Yapılacak iş, davacının 07.08.2010 tarihinde geçirdiği iş kazasına ilişkin belirlenen % 36 iş göremezlik oranına ait kontrol kaydı sonucunun araştırılması, kesinleşen iş göremezlik oranının belirlenmesi ve belirlenen bu orana göre, bir karar vermekten ibarettir.
Mahkemece bu maddi ve hukuki olgular nazara alınmaksızın yazılı şekilde karar verilmesi usul ve yasaya aykırı olup bozma nedenidir.
Öte yandan;
Kabule göre; mahkemece 60.000,00 TL manevi tazminatın yasal faizi ile birlikte davalıdan tahsiline karar verilmiştir.

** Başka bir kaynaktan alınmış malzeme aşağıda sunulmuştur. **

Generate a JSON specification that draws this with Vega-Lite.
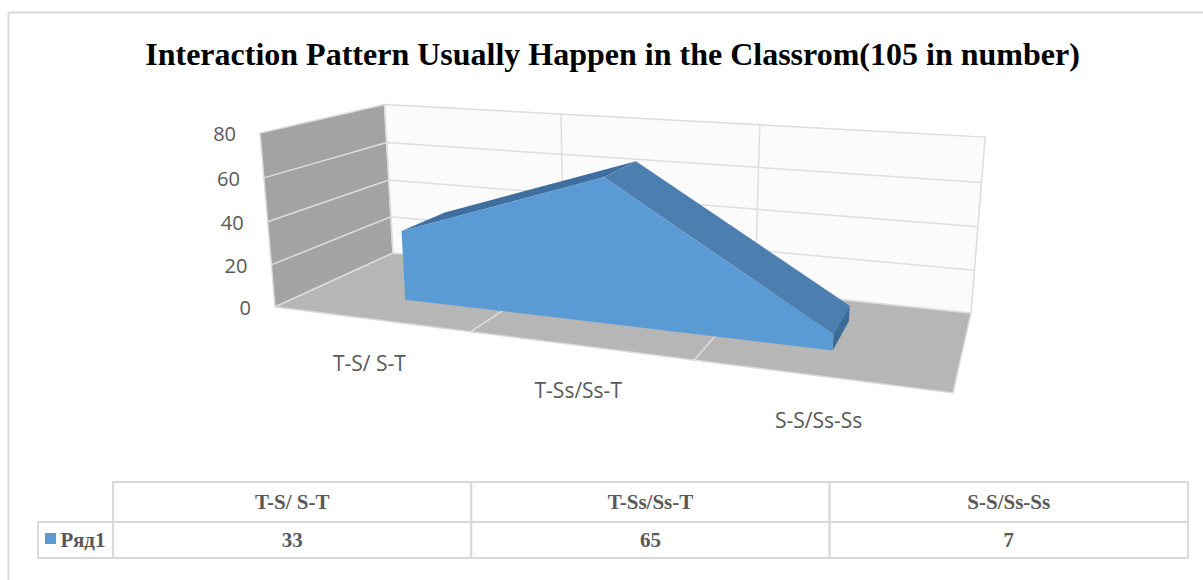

Borçlar Kanunu’nun 47. maddesi hükmüne göre hakimin özel halleri göz önünde tutarak manevi zarar adı ile hak sahibine verilmesine karar vereceği bir para tutarı adalete uygun olmalıdır. Hükmedilecek bu para, zarara uğrayanda manevi huzuru doğurmayı gerçekleştirecek tazminata benzer bir fonksiyonu olan özgün bir nitelik taşır. Bir ceza olmadığı gibi, mamelek hukukuna ilişkin zararın karşılanmasını da amaç edinmemiştir. O halde, bu tazminatın sınırı onun amacına göre belirlenmelidir. Takdir edilecek miktar, mevcut halde elde edilmek istenilen tatmin duygusunun etkisine ulaşmak için gerekli olan kadar olmalıdır. 22.06.1966 günlü ve 7/7 sayılı Yargıtay İçtihadı Birleştirme Kararı’nın gerekçesinde takdir olunacak manevi tazminatın tutarını etkileyecek özel hal ve şartlar da açıkça gösterilmiştir. Bunlar her olaya göre değişebileceğinden hakim bu konuda takdir hakkını kullanırken ona etkili olan nedenleri de karar yerinde objektif ölçülere göre isabetli bir biçimde göstermelidir.
Hakimin bu takdir hakkını kullanırken, ülkenin ekonomik koşulları, tarafların sosyal ve ekonomik durumları, paranın satın alma gücü, tarafların kusur durumu, olayın ağırlığı, olay tarihi gibi özellikleri göz önünde tutması, bunun yanında olayın işverenin işçi sağlığı ve güvenliği önlemlerini yeterince almamasından kaynaklandığı da gözetilerek gelişen hukuktaki yaklaşıma da uygun olarak tatmin duygusu yanında caydırıcılık uyandıran oranda manevi tazminat takdir edilmesi gerektiği açıkça ortadadır. ( HGK 23/06/2004, 13/291-370 )
Bu ilkeler gözetildiğinde kabule göre davacı yararına hükmedilen 60.000,00 TL manevi tazminatın fazla olduğu ortadadır.
O halde davalının bu yönleri amaçlayan temyiz itirazları kabul edilmeli ve hüküm bozulmalıdır.
SONUÇ: Hükmün yukarıda açıklanan nedenlerle BOZULMASINA, bozma nedenine göre davacının temyiz istemi ile sair hususların incelenmesine şimdilik yer olmadığına, temyiz harcının istek halinde davalıya iadesine, 12/02/2013 gününde oybirliğiyle karar verildi.